DBES: A Systematic Benchmark and Metric Suite for Evaluating Expert Specialization in Large-Scale MoEs
Provides the first systematic methodology for evaluating expert specialization in MoE models, enabling efficient post-training optimization for practitioners.
DBES introduces a benchmark and five metrics to evaluate expert specialization in MoE models, revealing distinct specialization patterns across model families. Using these metrics to guide post-training, they achieved 66% to 94.48% improvement in specialized domains with only 15% of original training resources.

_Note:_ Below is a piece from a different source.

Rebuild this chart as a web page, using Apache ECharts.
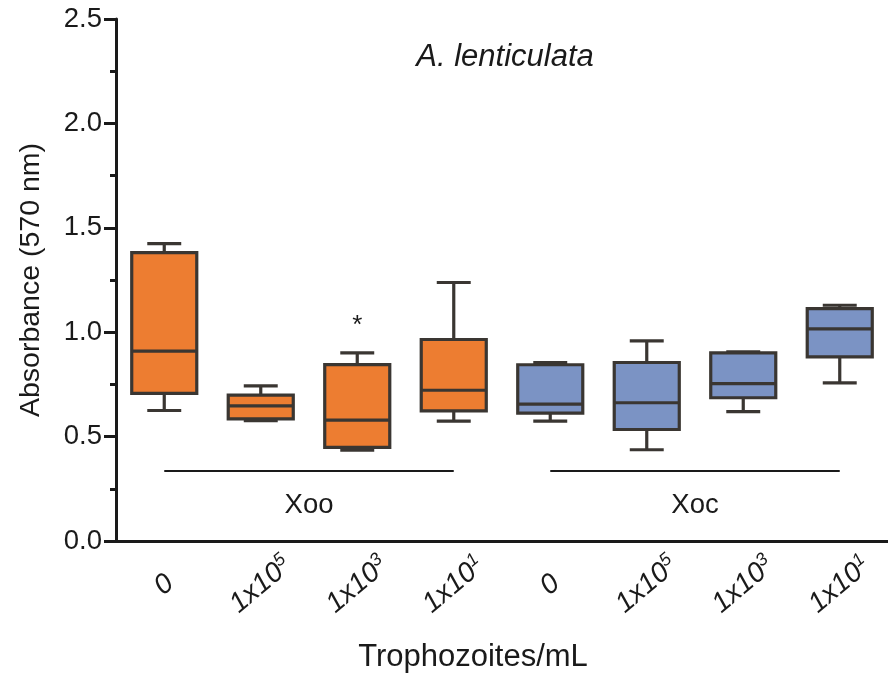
<!DOCTYPE html>
<html><head><meta charset="utf-8">
<script src="https://cdn.jsdelivr.net/npm/echarts@6/dist/echarts.min.js"></script>
<style>html,body{margin:0;padding:0;background:#fff}#c{width:888px;height:681px}</style>
</head><body><div id="c"></div>
<script>
// ---- data ----
const categories = ['0','1x10^5','1x10^3','1x10^1','0','1x10^5','1x10^3','1x10^1'];
const whiskerMin = [0.625,0.576,0.435,0.574,0.574,0.437,0.620,0.757];
const q1         = [0.707,0.585,0.448,0.623,0.612,0.534,0.686,0.882];
const median     = [0.909,0.647,0.579,0.722,0.656,0.662,0.754,1.016];
const q3         = [1.381,0.699,0.845,0.965,0.844,0.855,0.901,1.113];
const whiskerMax = [1.424,0.743,0.901,1.238,0.855,0.958,0.906,1.129];
const groupNames = ['Xoo','Xoc'];
const groupStart = [0,4];
const groupEnd = [3,7];
const groupLineValue = [0.335,0.335];
const groupLabelValue = [0.172,0.172];
const starCategory = [2];
const starValue = [1.03];
const starText = ['*'];

// ---- style ----
const FONT = '"Liberation Sans", Arial, sans-serif';
const EDGE = '#3a3632';
const TXT = '#1a1a1a';
const fills = ['#ED7D31','#ED7D31','#ED7D31','#ED7D31','#7B93C4','#7B93C4','#7B93C4','#7B93C4'];

const chart = echarts.init(document.getElementById('c'));
const boxData = categories.map((c,i)=>[i, whiskerMin[i], q1[i], median[i], q3[i], whiskerMax[i]]);
const groupData = groupNames.map((g,i)=>[groupStart[i], groupEnd[i], groupLineValue[i], groupLabelValue[i]]);
const starData = starCategory.map((c,i)=>[c, starValue[i]]);

function labelFmt(v, idx){
  const s = categories[idx];
  const p = s.split('^');
  if (p.length === 1) return '{b|' + p[0] + '}';
  return '{b|' + p[0] + '}{s|' + p[1] + '}';
}

chart.setOption({
  backgroundColor: '#ffffff',
  animation: false,
  grid: {left: 116, right: 0, top: 19, bottom: 140, containLabel: false},
  graphic: [{
    type: 'text', x: 505, y: 57,
    style: {text: 'A. lenticulata', fontFamily: FONT, fontSize: 31, fontStyle: 'italic',
            fill: TXT, align: 'center', verticalAlign: 'middle', textAlign: 'center', textVerticalAlign: 'middle'}
  }],
  xAxis: {
    type: 'category', data: categories, boundaryGap: true,
    name: 'Trophozoites/mL', nameLocation: 'middle', nameGap: 101,
    nameTextStyle: {fontFamily: FONT, fontSize: 31, color: TXT, padding: [0,58,0,0]},
    axisLine: {lineStyle: {color: TXT, width: 3}},
    axisTick: {alignWithLabel: true, length: 10, lineStyle: {color: TXT, width: 3}},
    axisLabel: {
      interval: 0, rotate: 40, margin: 44, align: 'center', verticalAlign: 'middle',
      formatter: labelFmt,
      rich: {
        b: {fontFamily: FONT, fontSize: 28, fontStyle: 'italic', color: TXT, lineHeight: 32},
        s: {fontFamily: FONT, fontSize: 18, fontStyle: 'italic', color: TXT, verticalAlign: 'top', lineHeight: 32}
      }
    },
    splitLine: {show: false}
  },
  yAxis: {
    type: 'value', min: 0, max: 2.5, interval: 0.5,
    name: 'Absorbance (570 nm)', nameLocation: 'middle', nameGap: 70,
    nameTextStyle: {fontFamily: FONT, fontSize: 28.5, color: TXT},
    axisLine: {show: true, lineStyle: {color: TXT, width: 3}},
    axisTick: {show: true, length: 12, lineStyle: {color: TXT, width: 3}},
    minorTick: {show: true, splitNumber: 2, length: 6, lineStyle: {color: TXT, width: 3}},
    axisLabel: {fontFamily: FONT, fontSize: 27.5, color: TXT, margin: 14, formatter: v => v.toFixed(1)},
    splitLine: {show: false}
  },
  series: [
    {
      type: 'custom', name: 'box', data: boxData,
      encode: {x: 0, y: [1,2,3,4,5]},
      renderItem: function(params, api){
        const i = api.value(0);
        const lo = api.coord([i, api.value(1)]);
        const b1 = api.coord([i, api.value(2)]);
        const md = api.coord([i, api.value(3)]);
        const b3 = api.coord([i, api.value(4)]);
        const hi = api.coord([i, api.value(5)]);
        const band = api.size([1,0])[0];
        const hw = band*0.337, cw = band*0.176;
        const x = md[0];
        const st = {stroke: EDGE, lineWidth: 3.2, fill: null};
        return {type:'group', children:[
          {type:'line', shape:{x1:x,y1:hi[1],x2:x,y2:b3[1]}, style: st},
          {type:'line', shape:{x1:x,y1:b1[1],x2:x,y2:lo[1]}, style: st},
          {type:'line', shape:{x1:x-cw,y1:hi[1],x2:x+cw,y2:hi[1]}, style: st},
          {type:'line', shape:{x1:x-cw,y1:lo[1],x2:x+cw,y2:lo[1]}, style: st},
          {type:'rect', shape:{x:x-hw,y:b3[1],width:2*hw,height:b1[1]-b3[1]},
            style:{fill: fills[params.dataIndex], stroke: EDGE, lineWidth: 3.2}},
          {type:'line', shape:{x1:x-hw,y1:md[1],x2:x+hw,y2:md[1]}, style: st}
        ]};
      }
    },
    {
      type: 'custom', name: 'groups', data: groupData,
      encode: {x: [0,1], y: [2,3]},
      renderItem: function(params, api){
        const p1 = api.coord([api.value(0), api.value(2)]);
        const p2 = api.coord([api.value(1), api.value(2)]);
        const pl = api.coord([api.value(0), api.value(3)]);
        return {type:'group', children:[
          {type:'line', shape:{x1:p1[0],y1:p1[1],x2:p2[0],y2:p2[1]}, style:{stroke: TXT, lineWidth: 2}},
          {type:'text', x:(p1[0]+p2[0])/2, y:pl[1],
            style:{text: groupNames[params.dataIndex], fontFamily: FONT, fontSize: 27.5, fill: TXT,
                   align:'center', verticalAlign:'middle'}}
        ]};
      }
    },
    {
      type: 'custom', name: 'stars', data: starData,
      encode: {x: 0, y: 1},
      renderItem: function(params, api){
        const p = api.coord([api.value(0), api.value(1)]);
        return {type:'text', x:p[0], y:p[1],
          style:{text: starText[params.dataIndex], fontFamily: FONT, fontSize: 26, fill: TXT,
                 align:'center', verticalAlign:'middle'}};
      }
    }
  ]
});
</script></body></html>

Expert specialization in Mixture-of-Experts (MoE) models remains poorly understood, with traditional evaluations conflating architectural load-balancing with functional specialization. We introduce DBES, a comprehensive diagnostic framework combining a multi-domain benchmark with five theoretically grounded metrics: Routing Specialization, Normalized Effective Rank, Domain Isolation, Routing Stiffness Score, and N-gram Expertise measures. Critical findings demonstrate distinct specialization paradigms across models: Qwen-series exhibit modular specialization with high domain isolation, while DeepSeek and GLM employ distributed collaboration. However, we emphasize that specialization is a diagnostic dimension, necessary but not sufficient for downstream performance. Most crucially, interventional evidence validates the actionability of these metrics: by using DBES to identify high-specialization expert paths during domain-specific post-training, we achieved 66% to 94.48% improvement in specialized domains with only 15% of original training resources, demonstrating that these diagnostic tools can be converted into concrete optimization operators. This work provides the first systematic methodology for evaluating expert specialization independently of accuracy metrics, offering crucial insights for the design and post-training optimization of next-generation MoE systems.